---------- Dataset extract ----------

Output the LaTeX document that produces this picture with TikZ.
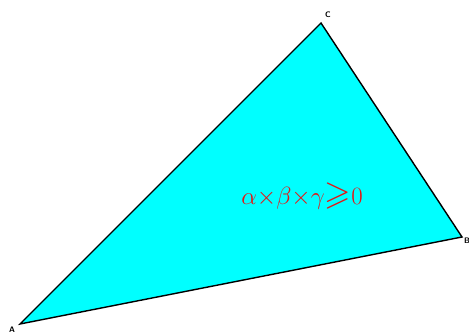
\documentclass[tikz,border=0pt]{standalone}
\usepackage{amssymb}
\definecolor{aqua}{RGB}{0,255,255}
\definecolor{redtxt}{RGB}{230,20,20}
\begin{document}
\begin{tikzpicture}[x=1pt,y=-1pt,
  lbl/.style={font=\sffamily\bfseries\fontsize{8}{9}\selectfont, inner sep=0pt}]
\useasboundingbox (0,0) rectangle (469,332);
\coordinate (A) at (20,324);
\coordinate (C) at (321,23);
\coordinate (B) at (462,237);
\fill[aqua] (A) -- (C) -- (B) -- cycle;
\draw[line width=1.4pt, line join=miter] (A) -- (C) -- (B) -- cycle;
\node[lbl] (la) at (12,330) {A};
\node[lbl] (lc) at (328,15) {C};
\node[lbl] (lb) at (467,241) {B};
\node[text=redtxt, font=\fontsize{34}{38}\selectfont, inner sep=0pt] (f) at (302,196) {$\alpha{\times}\beta{\times}\gamma{\geqslant}0$};
\end{tikzpicture}
\end{document}
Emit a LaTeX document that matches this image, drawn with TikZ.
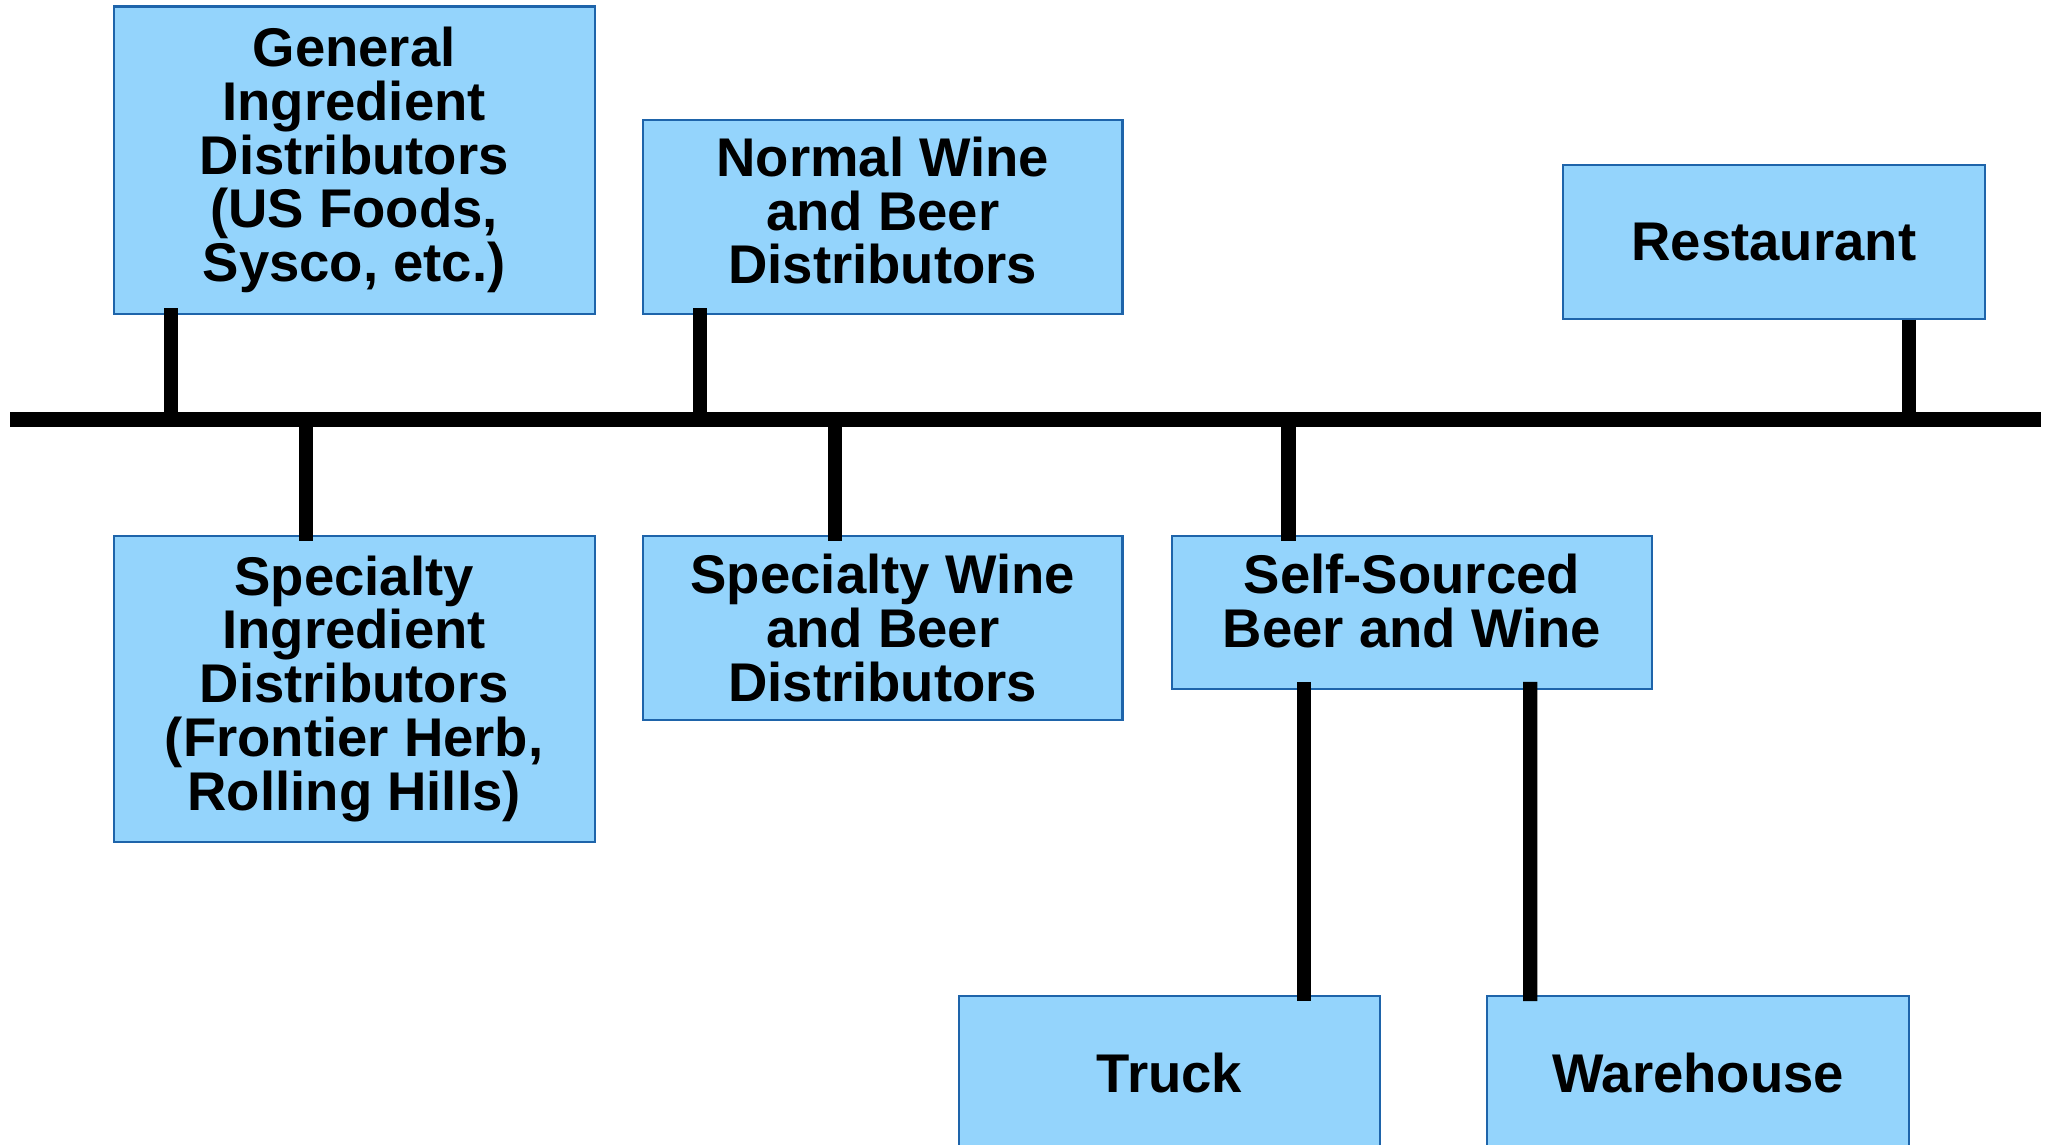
\documentclass[tikz,border=0pt]{standalone}
\usepackage{fontspec}
\setmainfont{Liberation Sans}
\definecolor{boxfill}{RGB}{148,212,252}
\definecolor{boxline}{RGB}{30,100,170}
\begin{document}
\begin{tikzpicture}[x=0.013068cm,y=-0.013068cm,
  box/.style={draw=boxline,fill=boxfill,line width=0.6pt,inner sep=0pt,align=center,
    font=\fontsize{15.5pt}{15.3pt}\selectfont\bfseries},
  link/.style={line width=4pt}]
\useasboundingbox (0,0) rectangle (1568,876);
\clip (0,0) rectangle (1568,876);
\node[box,minimum width={368*0.013068cm},minimum height={235*0.013068cm}] (gen) at (271,122.5) {General\\Ingredient\\Distributors\\(US Foods,\\Sysco, etc.)};
\node[box,text depth={10*0.013068cm},minimum width={367*0.013068cm},minimum height={148*0.013068cm}] (nwb) at (675.5,166) {Normal Wine\\and Beer\\Distributors};
\node[box,minimum width={323*0.013068cm},minimum height={118*0.013068cm}] (rest) at (1357.5,185) {Restaurant};
\node[box,minimum width={368*0.013068cm},minimum height={234*0.013068cm}] (sid) at (271,527) {Specialty\\Ingredient\\Distributors\\(Frontier Herb,\\Rolling Hills)};
\node[box,minimum width={367*0.013068cm},minimum height={141*0.013068cm}] (swb) at (675.5,480.5) {Specialty Wine\\and Beer\\Distributors};
\node[box,text depth={18*0.013068cm},minimum width={367*0.013068cm},minimum height={117*0.013068cm}] (self) at (1080.5,468.5) {Self-Sourced\\Beer and Wine};
\node[box,minimum width={322*0.013068cm},minimum height={118*0.013068cm}] (truck) at (895,821) {Truck};
\node[box,minimum width={323*0.013068cm},minimum height={118*0.013068cm}] (wh) at (1299.5,821) {Warehouse};
% bus
\coordinate (busL) at (8,321);
\coordinate (busR) at (1562,321);
\draw[link] (busL) -- (busR);
\coordinate (bg) at (131,321);
\coordinate (bn) at (536,321);
\coordinate (br) at (1461,321);
\coordinate (bs) at (234,321);
\coordinate (bw) at (639,321);
\coordinate (bf) at (986,321);
\draw[link] ([yshift=5*0.013068cm]bg |- gen.south) -- ([yshift=-4*0.013068cm]bg);
\draw[link] ([yshift=5*0.013068cm]bn |- nwb.south) -- ([yshift=-4*0.013068cm]bn);
\draw[link] (br |- rest.south) -- ([yshift=-4*0.013068cm]br);
\draw[link] ([yshift=4*0.013068cm]bs) -- ([yshift=-5*0.013068cm]bs |- sid.north);
\draw[link] ([yshift=4*0.013068cm]bw) -- ([yshift=-5*0.013068cm]bw |- swb.north);
\draw[link] ([yshift=4*0.013068cm]bf) -- ([yshift=-5*0.013068cm]bf |- self.north);
\draw[link] ([xshift=-82.5*0.013068cm,yshift=6*0.013068cm]self.south) -- ([xshift=103*0.013068cm,yshift=-5*0.013068cm]truck.north);
\draw[link] ([xshift=90.5*0.013068cm,yshift=6*0.013068cm]self.south) -- ([xshift=-128.5*0.013068cm,yshift=-5*0.013068cm]wh.north);
\end{tikzpicture}
\end{document}
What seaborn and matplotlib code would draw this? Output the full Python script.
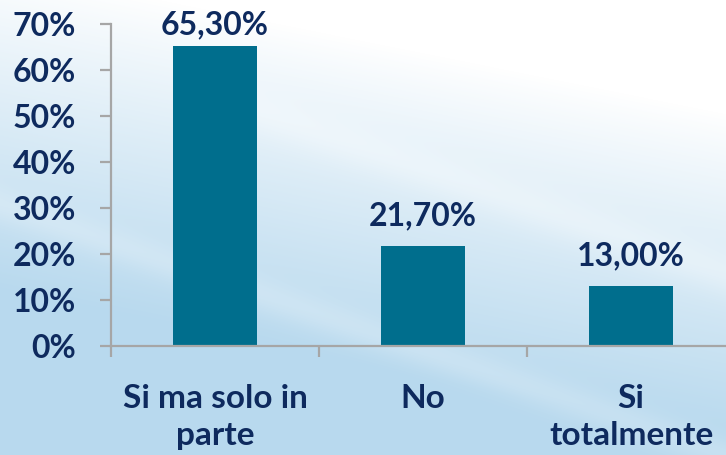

----------

Except for the pictures, give all the material above again verbatim.

#### The solution:
Output the LaTeX document that produces this picture with TikZ.
\documentclass[tikz,border=0pt]{standalone}
\usepackage{amssymb}
\definecolor{aqua}{RGB}{0,255,255}
\definecolor{redtxt}{RGB}{230,20,20}
\begin{document}
\begin{tikzpicture}[x=1pt,y=-1pt,
  lbl/.style={font=\sffamily\bfseries\fontsize{8}{9}\selectfont, inner sep=0pt}]
\useasboundingbox (0,0) rectangle (469,332);
\coordinate (A) at (20,324);
\coordinate (C) at (321,23);
\coordinate (B) at (462,237);
\fill[aqua] (A) -- (C) -- (B) -- cycle;
\draw[line width=1.4pt, line join=miter] (A) -- (C) -- (B) -- cycle;
\node[lbl] (la) at (12,330) {A};
\node[lbl] (lc) at (328,15) {C};
\node[lbl] (lb) at (467,241) {B};
\node[text=redtxt, font=\fontsize{34}{38}\selectfont, inner sep=0pt] (f) at (302,196) {$\alpha{\times}\beta{\times}\gamma{\geqslant}0$};
\end{tikzpicture}
\end{document}
Emit a LaTeX document that matches this image, drawn with TikZ.
\documentclass[tikz,border=0pt]{standalone}
\usepackage{fontspec}
\setmainfont{Liberation Sans}
\definecolor{boxfill}{RGB}{148,212,252}
\definecolor{boxline}{RGB}{30,100,170}
\begin{document}
\begin{tikzpicture}[x=0.013068cm,y=-0.013068cm,
  box/.style={draw=boxline,fill=boxfill,line width=0.6pt,inner sep=0pt,align=center,
    font=\fontsize{15.5pt}{15.3pt}\selectfont\bfseries},
  link/.style={line width=4pt}]
\useasboundingbox (0,0) rectangle (1568,876);
\clip (0,0) rectangle (1568,876);
\node[box,minimum width={368*0.013068cm},minimum height={235*0.013068cm}] (gen) at (271,122.5) {General\\Ingredient\\Distributors\\(US Foods,\\Sysco, etc.)};
\node[box,text depth={10*0.013068cm},minimum width={367*0.013068cm},minimum height={148*0.013068cm}] (nwb) at (675.5,166) {Normal Wine\\and Beer\\Distributors};
\node[box,minimum width={323*0.013068cm},minimum height={118*0.013068cm}] (rest) at (1357.5,185) {Restaurant};
\node[box,minimum width={368*0.013068cm},minimum height={234*0.013068cm}] (sid) at (271,527) {Specialty\\Ingredient\\Distributors\\(Frontier Herb,\\Rolling Hills)};
\node[box,minimum width={367*0.013068cm},minimum height={141*0.013068cm}] (swb) at (675.5,480.5) {Specialty Wine\\and Beer\\Distributors};
\node[box,text depth={18*0.013068cm},minimum width={367*0.013068cm},minimum height={117*0.013068cm}] (self) at (1080.5,468.5) {Self-Sourced\\Beer and Wine};
\node[box,minimum width={322*0.013068cm},minimum height={118*0.013068cm}] (truck) at (895,821) {Truck};
\node[box,minimum width={323*0.013068cm},minimum height={118*0.013068cm}] (wh) at (1299.5,821) {Warehouse};
% bus
\coordinate (busL) at (8,321);
\coordinate (busR) at (1562,321);
\draw[link] (busL) -- (busR);
\coordinate (bg) at (131,321);
\coordinate (bn) at (536,321);
\coordinate (br) at (1461,321);
\coordinate (bs) at (234,321);
\coordinate (bw) at (639,321);
\coordinate (bf) at (986,321);
\draw[link] ([yshift=5*0.013068cm]bg |- gen.south) -- ([yshift=-4*0.013068cm]bg);
\draw[link] ([yshift=5*0.013068cm]bn |- nwb.south) -- ([yshift=-4*0.013068cm]bn);
\draw[link] (br |- rest.south) -- ([yshift=-4*0.013068cm]br);
\draw[link] ([yshift=4*0.013068cm]bs) -- ([yshift=-5*0.013068cm]bs |- sid.north);
\draw[link] ([yshift=4*0.013068cm]bw) -- ([yshift=-5*0.013068cm]bw |- swb.north);
\draw[link] ([yshift=4*0.013068cm]bf) -- ([yshift=-5*0.013068cm]bf |- self.north);
\draw[link] ([xshift=-82.5*0.013068cm,yshift=6*0.013068cm]self.south) -- ([xshift=103*0.013068cm,yshift=-5*0.013068cm]truck.north);
\draw[link] ([xshift=90.5*0.013068cm,yshift=6*0.013068cm]self.south) -- ([xshift=-128.5*0.013068cm,yshift=-5*0.013068cm]wh.north);
\end{tikzpicture}
\end{document}
What seaborn and matplotlib code would draw this? Output the full Python script.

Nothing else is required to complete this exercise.